Current 'Back to Basics' SEC Enforcement Focus

The Division of Enforcement appears willing to continue to bring cases regarding misleading or deficient disclosures that impact investors' access to complete and accurate information regarding a company’s financials, even though the cases themselves are not articulated as accounting and auditing issues. These cases are factually grounded in financial reporting violations such as improper revenue recognition, channel-stuffing, or using non-generally accepted accounting principles (GAAP) financial measures without the necessary reconciliation to GAAP numbers or adequate explanation of the use of the non-GAAP measure. However, they are pursued as instances of more generic misconduct rather than deep-rooted accounting controls failures.

For those cases that are characterized as an AAER action in 2025, a significant number have been brought against individuals based on prior criminal cases against public issuers. Evidence of fraud or intentional misconduct already uncovered in the criminal investigation simplifies the SEC’s AAER investigation and reduces the resource requirements for an agency that is already stretched thin.

One recent example is the criminal case against Aspiration Partners, a financial technology and sustainability services company, and its co-founder Joseph Neal Sanberg. On August 21, 2025, Aspiration and Sanberg agreed to plead guilty to defrauding lenders and investors by improperly booking revenue before the funds had been received. Sanberg used other companies under his control to make the payments, fraudulently overstating Aspiration’s revenue. Sanberg pleaded guilty to two counts of wire fraud on October 20, 2025. The SEC’s litigation release identifies the case against Sanberg as an AAER. The SEC filed the complaint against Sanberg in the Central District of California on August 21.

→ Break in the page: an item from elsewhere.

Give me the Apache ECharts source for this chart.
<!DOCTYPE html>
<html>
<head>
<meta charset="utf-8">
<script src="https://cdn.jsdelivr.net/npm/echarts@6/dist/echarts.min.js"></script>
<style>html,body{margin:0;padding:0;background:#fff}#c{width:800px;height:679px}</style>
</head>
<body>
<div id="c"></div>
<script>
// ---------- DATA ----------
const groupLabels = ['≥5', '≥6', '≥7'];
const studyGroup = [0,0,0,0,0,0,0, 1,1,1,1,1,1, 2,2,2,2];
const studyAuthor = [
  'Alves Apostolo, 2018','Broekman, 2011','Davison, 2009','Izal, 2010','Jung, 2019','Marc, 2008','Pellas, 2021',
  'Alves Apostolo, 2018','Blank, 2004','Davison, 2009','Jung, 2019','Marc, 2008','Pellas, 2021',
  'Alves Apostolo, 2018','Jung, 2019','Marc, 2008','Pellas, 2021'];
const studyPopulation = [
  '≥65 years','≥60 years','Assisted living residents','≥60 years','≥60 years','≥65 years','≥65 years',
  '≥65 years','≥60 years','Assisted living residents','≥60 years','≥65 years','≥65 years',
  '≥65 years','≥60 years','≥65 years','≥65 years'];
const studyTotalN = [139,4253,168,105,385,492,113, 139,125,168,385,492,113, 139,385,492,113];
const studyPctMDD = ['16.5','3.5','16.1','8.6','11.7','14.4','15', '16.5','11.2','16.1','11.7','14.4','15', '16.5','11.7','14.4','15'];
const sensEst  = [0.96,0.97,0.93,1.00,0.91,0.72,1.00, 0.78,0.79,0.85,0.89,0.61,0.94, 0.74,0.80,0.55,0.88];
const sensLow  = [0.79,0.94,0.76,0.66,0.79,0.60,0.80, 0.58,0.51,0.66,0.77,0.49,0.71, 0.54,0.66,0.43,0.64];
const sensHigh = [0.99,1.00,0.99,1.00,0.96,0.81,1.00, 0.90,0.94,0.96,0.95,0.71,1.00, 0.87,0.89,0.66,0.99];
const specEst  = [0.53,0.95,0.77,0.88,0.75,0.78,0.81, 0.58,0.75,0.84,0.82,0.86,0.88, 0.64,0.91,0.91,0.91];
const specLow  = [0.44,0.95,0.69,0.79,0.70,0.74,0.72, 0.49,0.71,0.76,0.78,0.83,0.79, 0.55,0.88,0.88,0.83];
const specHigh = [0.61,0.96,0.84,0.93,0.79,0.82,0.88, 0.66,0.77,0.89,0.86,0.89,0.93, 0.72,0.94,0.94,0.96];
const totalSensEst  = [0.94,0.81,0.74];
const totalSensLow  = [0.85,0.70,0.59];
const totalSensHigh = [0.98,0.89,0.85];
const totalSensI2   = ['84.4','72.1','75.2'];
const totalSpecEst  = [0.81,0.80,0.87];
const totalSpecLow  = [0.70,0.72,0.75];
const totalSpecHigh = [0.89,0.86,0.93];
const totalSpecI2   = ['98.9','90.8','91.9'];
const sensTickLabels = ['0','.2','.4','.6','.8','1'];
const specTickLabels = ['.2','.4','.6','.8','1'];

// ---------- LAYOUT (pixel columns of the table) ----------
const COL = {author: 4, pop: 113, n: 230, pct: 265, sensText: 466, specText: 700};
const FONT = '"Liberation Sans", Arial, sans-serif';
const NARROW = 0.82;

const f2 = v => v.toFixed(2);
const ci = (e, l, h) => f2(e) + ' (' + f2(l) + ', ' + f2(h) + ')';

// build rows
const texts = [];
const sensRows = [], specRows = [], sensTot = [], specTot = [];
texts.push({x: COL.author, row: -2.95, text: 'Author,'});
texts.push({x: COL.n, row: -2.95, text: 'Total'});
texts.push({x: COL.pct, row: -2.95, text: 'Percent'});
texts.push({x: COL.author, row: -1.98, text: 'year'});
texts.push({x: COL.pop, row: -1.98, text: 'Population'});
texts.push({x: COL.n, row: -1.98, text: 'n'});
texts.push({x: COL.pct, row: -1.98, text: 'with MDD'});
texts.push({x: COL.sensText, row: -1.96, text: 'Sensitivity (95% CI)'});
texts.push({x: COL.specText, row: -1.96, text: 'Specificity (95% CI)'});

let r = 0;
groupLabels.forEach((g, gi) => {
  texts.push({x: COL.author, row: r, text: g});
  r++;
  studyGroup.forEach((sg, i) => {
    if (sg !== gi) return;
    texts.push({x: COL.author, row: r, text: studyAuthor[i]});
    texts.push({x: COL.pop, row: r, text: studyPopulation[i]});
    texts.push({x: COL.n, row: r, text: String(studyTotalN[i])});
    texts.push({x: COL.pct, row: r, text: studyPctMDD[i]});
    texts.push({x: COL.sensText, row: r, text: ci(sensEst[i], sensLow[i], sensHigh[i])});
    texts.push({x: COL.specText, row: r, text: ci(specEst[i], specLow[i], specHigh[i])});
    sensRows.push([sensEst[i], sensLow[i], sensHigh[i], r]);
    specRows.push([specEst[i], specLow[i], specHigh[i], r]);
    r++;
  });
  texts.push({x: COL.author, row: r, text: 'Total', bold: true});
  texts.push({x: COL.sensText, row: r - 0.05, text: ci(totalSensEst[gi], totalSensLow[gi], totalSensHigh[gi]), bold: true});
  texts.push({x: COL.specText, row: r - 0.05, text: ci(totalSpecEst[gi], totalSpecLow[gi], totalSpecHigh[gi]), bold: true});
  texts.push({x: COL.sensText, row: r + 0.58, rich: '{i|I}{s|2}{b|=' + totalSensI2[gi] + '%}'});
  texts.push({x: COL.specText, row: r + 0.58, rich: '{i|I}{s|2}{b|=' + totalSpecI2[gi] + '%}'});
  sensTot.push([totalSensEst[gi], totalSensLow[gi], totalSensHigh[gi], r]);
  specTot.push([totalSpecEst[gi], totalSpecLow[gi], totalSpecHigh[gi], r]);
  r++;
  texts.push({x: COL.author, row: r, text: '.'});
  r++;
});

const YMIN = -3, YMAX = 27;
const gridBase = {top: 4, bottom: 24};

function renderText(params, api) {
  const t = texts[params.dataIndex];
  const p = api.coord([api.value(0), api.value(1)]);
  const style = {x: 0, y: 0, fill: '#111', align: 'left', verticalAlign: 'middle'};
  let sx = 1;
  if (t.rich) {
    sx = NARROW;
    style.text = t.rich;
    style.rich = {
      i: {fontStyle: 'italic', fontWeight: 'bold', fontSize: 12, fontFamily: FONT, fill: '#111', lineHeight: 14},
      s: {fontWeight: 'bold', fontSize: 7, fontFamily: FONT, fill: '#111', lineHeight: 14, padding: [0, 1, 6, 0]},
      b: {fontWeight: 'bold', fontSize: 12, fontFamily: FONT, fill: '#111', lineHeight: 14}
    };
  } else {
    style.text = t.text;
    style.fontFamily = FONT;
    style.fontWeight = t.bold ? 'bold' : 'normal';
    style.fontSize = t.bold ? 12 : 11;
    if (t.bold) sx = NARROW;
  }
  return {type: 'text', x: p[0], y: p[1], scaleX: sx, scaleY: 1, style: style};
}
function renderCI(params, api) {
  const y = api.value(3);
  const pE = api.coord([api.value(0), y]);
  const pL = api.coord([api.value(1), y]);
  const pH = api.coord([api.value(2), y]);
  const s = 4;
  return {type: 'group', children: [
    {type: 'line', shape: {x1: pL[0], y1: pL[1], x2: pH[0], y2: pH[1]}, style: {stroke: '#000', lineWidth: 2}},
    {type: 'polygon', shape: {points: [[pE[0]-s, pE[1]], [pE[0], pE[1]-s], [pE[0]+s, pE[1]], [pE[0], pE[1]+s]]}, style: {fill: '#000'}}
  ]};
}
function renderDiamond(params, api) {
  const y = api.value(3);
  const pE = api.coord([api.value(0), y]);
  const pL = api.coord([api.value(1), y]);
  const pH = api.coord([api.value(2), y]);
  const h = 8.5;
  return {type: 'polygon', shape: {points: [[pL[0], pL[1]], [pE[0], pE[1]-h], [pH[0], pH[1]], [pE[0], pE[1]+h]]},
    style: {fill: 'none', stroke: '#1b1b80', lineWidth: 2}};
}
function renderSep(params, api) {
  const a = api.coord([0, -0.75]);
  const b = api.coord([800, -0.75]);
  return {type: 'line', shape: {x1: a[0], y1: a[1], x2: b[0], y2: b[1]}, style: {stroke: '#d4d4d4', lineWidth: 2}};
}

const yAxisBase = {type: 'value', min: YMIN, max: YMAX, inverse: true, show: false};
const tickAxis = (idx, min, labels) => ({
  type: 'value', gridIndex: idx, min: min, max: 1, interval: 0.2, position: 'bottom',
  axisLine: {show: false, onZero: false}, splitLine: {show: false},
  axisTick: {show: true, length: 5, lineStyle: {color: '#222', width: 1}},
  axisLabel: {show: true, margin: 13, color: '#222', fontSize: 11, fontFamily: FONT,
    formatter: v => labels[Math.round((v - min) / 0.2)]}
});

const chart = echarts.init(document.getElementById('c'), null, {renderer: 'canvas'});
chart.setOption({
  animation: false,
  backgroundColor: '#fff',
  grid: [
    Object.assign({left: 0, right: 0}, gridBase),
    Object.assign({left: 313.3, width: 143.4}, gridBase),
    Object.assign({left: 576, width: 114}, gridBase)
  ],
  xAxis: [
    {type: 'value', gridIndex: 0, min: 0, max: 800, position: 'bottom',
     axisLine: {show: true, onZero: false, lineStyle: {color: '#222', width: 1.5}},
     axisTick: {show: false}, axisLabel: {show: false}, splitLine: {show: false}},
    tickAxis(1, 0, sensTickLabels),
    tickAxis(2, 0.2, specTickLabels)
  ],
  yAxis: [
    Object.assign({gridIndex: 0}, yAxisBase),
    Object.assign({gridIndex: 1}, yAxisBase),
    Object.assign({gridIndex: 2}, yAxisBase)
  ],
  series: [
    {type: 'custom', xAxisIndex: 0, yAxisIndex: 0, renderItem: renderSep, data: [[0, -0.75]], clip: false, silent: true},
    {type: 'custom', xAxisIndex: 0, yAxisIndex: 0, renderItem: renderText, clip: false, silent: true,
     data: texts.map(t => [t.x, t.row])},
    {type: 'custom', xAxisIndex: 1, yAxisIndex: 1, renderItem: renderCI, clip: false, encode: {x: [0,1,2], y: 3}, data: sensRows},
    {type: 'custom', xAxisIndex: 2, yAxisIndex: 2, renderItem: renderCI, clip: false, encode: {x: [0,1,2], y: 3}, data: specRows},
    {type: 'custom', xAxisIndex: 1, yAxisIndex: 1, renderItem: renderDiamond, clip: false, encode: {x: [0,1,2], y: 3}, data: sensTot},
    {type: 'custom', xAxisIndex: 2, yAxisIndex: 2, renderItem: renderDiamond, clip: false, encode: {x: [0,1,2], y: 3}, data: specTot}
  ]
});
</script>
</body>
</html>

Sources of Current Accounting-Related Actions

It is likely that the Division of Enforcement will continue to rely on tried and true sources of potential violations: financial restatements, whistleblower reports, and voluntary self-reporting.

Restatements

Historically, restatements of previously issued financial disclosures have been a strong source of enforcement actions. An 8-K disclosure that prior financial statements may no longer be relied upon must include an explanation of the error, its impact on the company’s financial statements, and the affected periods, all of which provide a clear path through the Division of Enforcement’s investigation. However, the increasing number of financial restatements, coupled with recent reductions in staff at the SEC, will likely result in a more selective review of restatements to identify those resulting from potential fraud. As an alternative, the Division of Enforcement may initiate informal inquiries regarding a restatement, providing an opportunity for companies and defense counsel to explain the circumstances surrounding the restatement, rather than the SEC immediately issuing a formal order of investigation.

Whistleblowers and Self-Reporting

The SEC’s Whistleblower Program remains active, and whistleblower reports will continue to be fully investigated. The SEC continues to encourage self-reporting of potential violations, often acknowledging a company’s cooperation with a reduced monetary penalty or decreasing other restrictions resulting from the self-reported action. These reports can be used to determine when to initiate an investigation and to streamline the process.

Internal Controls Issues: Opportunities for Defense Counsel to Spark Corporate Inquiry

Given Atkins’s focus on fraud and intentional misconduct as part of enforcement activity, it is unclear whether the Division of Enforcement will use lesser internal controls failings, such as books and records violations, as an "offramp" when an investigation results in no finding of fraud but does uncover a material weakness or significant deficiency in internal controls. While internal controls failings will still be resolved by some administrative action, it is unclear whether the Division of Enforcement will look for some identifiable actor bearing responsibility for the deficiency before bringing an internal controls case.

Even if no enforcement action results from an internal controls deficiency, public companies and their counsel should appreciate the implications of internal controls failings. Potential weaknesses in internal controls over financial reporting typically signal other issues that should be investigated. Defense counsel should encourage their clients to review controls, remediate any potential issues, and consider the potential for fraud as a result of these weaknesses.

Responding to investigations is only the final step in a company’s efforts to examine the integrity of financial statements, and one they seek to avoid. The lack of an enforcement action does not excuse a deeper review of a company’s internal controls over financial reporting.